Se a Escola católica é um lugar preferencial de evangelização, hoje a escola popular de José de Calasanz é em muitos casos um lugar de missão. Como recordei na Exortação pós-sinodal Vita consecrata, os religiosos educadores devem sentir-se particularmente comprometidos «a serem fiéis ao seu carisma originário e às suas tradições, cientes de que o amor preferencial pelos pobres encontra uma das suas aplicações particulares na escolha dos meios mais aptos para libertar os homens daquela grave forma de miséria que é a falta de formação cultural e religiosa» (n. 97). 5.

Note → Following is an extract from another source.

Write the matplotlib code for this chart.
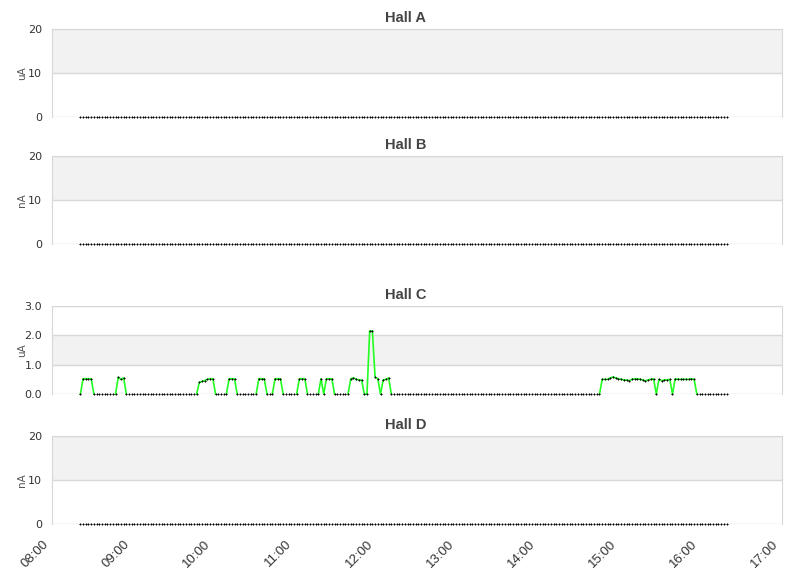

Nas vossas obras educativas são cada vez mais numerosos os leigos que compartilham convosco o ministério de José de Calasanz, de diferentes maneiras e a vários níveis. Segundo o exemplo do vosso Fundador que, desde o princípio, associou sacerdotes e leigos ao seu apostolado educativo, exorto-vos a juntos interpretar vias de qualificada e fraterna colaboração no âmbito da elaboração e da transmissão da cultura, para que a riqueza do carisma peculiar do vosso Instituto possa continuar a dar frutos na Igreja e na sociedade (cf. Ibid., 54). Em vista desta finalidade, será necessário intensificar a formação espiritual, teológica e cultural, a fim de que religiosos e leigos possam realizar o ideal do educador cristão na tríplice fidelidade «ao espírito do vosso Fundador, à Igreja e à causa da Escola católica» (Paulo VI, Alocução de 26 de Agosto de 1967).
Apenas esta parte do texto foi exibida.